The results of model tests in shallow-water conditions at water depth-to-draft ratio of h/T = 1.2 and slower passing speed v = 4 m/s presented by Swiegers in his Test No. 16 [17] show 3.5- and 4-times higher values of the maximum and minimum surge force coefficients, respectively, than the values measured at v = 6 m/s in the present study. The minimum sway force coefficient was 1.8 times greater; however, the maximum sway force coefficient was only a little greater than the coefficients obtained in deep water at higher speeds.

5. Conclusions

The presented experiments were carried out at Reynolds numbers from 2.4∙10⁷ to 6.1∙10⁷; therefore, the scale effects related to the viscosity can be neglected. Previous experiments carried out using large-scale models in deep- and shallow-water conditions [25] confirmed the strong influence of model scale on the flow-generated hydrodynamic forces in shallow water. The effects of flow blockage, water cushion formation and flow separation dependent on model scale, are more pronounced in shallow-water conditions than in deep water. The next part of the studies on the passing ship’s generated forces will be presented for shallow-water conditions.

The main conclusions are as follows:

• The results presented in Figure 13 and Figure 14 confirmed the general dependence of the forces in shallow-water conditions.
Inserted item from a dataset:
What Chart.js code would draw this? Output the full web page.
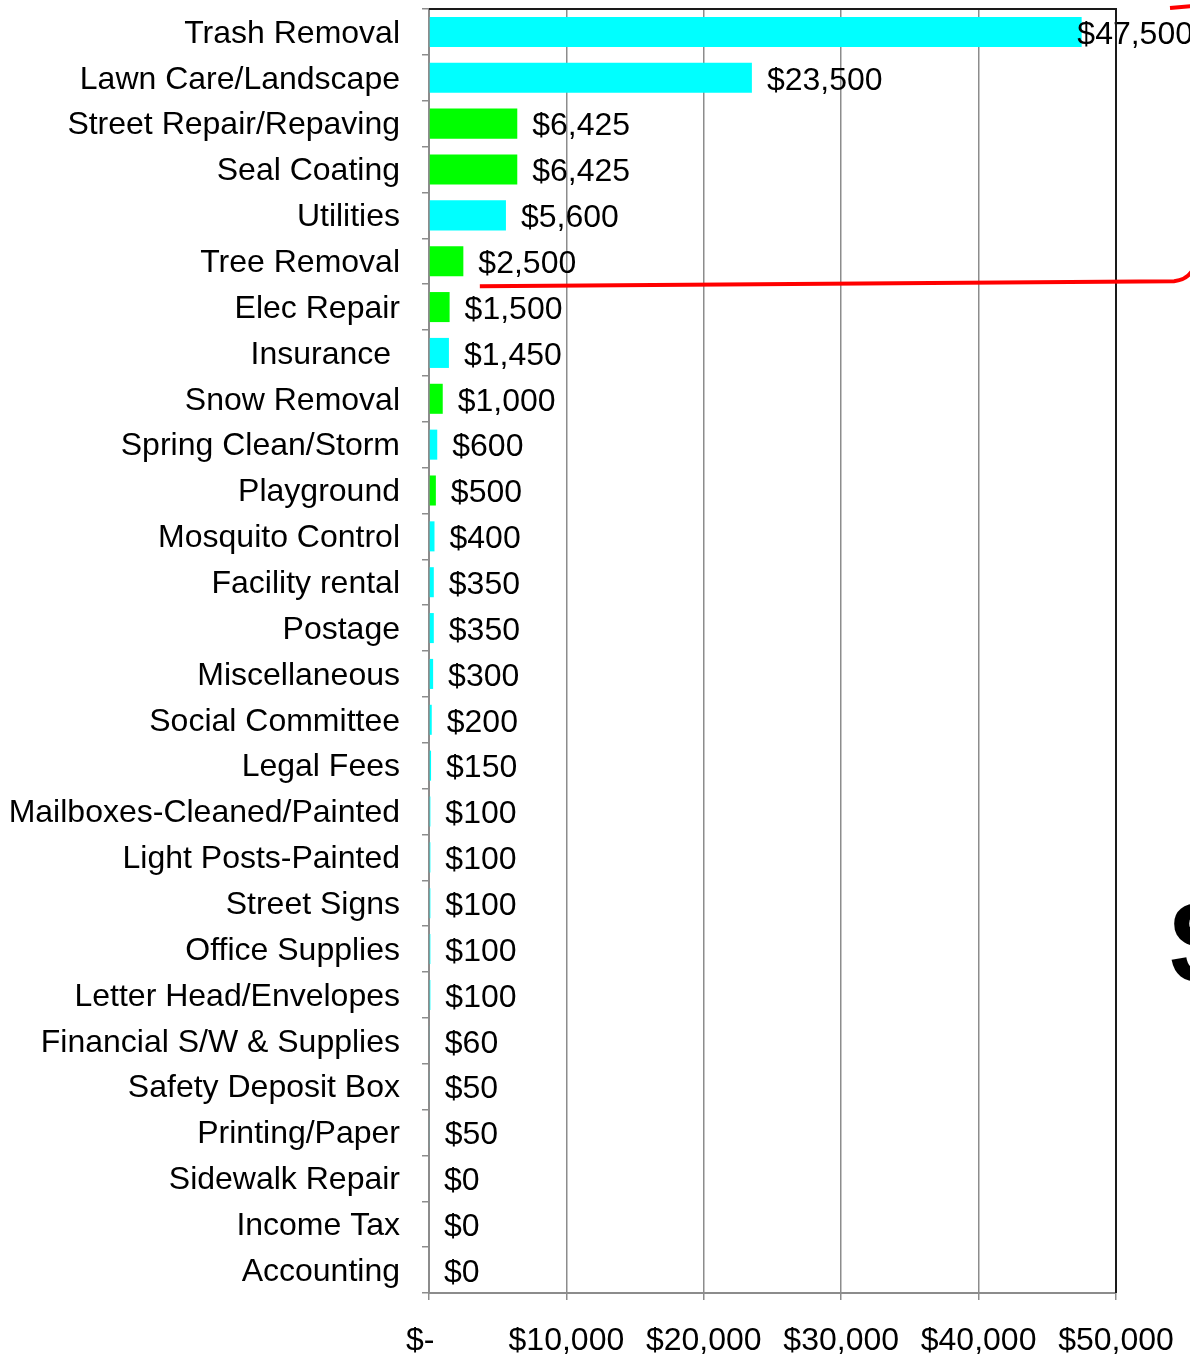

The forces generated in shallow water at much smaller Froude numbers Fn = 0.07 [17] and Fn = 0.08 [25] were not less than forces generated at Fn = 0.12 and Fn = 0.15 in deep water.
• The effect of moored ship’s earlier reaction to a ship passing at a slower speed than that of a vessel passing at higher speed had been noticed by Huang and Chen [9], who explained this phenomenon as an earlier attainment of the maximum value by force at lower speed than at higher speed. It is more pronounced at shorter passing distances at s = 1 and s = 2 (Figure 7a or Figure 8a).
• The main objective of this work was to expand the experimental database for mooring loads generated by a passing ship; therefore, in this study, raw measurements are presented.

• The comparative results of model tests and numerical simulations were available in filtered form, without higher frequency oscillations, which have a small effect on the moored ship. This small effect is caused by high inertia of the moored ship [17,18,21]. Swiegers [17] and Kriebel [18] determined the minimum and maximum surge and sway forces using the smoothed time history of passing ship forces. Kriebel [18], in the analysis of results of model tests in 1:135 scale, used a low-pass filter with 2 Hz cut-off frequency, isolating low frequency loads.
• Raw data are overestimated in relation to filtered data. However, due to different experimental conditions, e.g., large-scale and self-propelled manned model, it was only possible to show that the obtained measurements were close to other results and had a similar trend of changes, depending on the influencing parameters.

4.

The general conclusions with respect to passing ship forces are that they increase with increasing passing velocity and with decreasing separation distance [13,17,21,22].

5.

Passing ship forces increase significantly if the passing ship sails at a drift angle [13]. Changing speed and course of a ship changes the phase and magnitude of the fluid forces. In the presented research, the reactions of the passing self-propelled manned ship model were compensated by the corrections of the propeller thrust and rudder angle, which enabled the maintenance of a constant course and constant speed in all tests.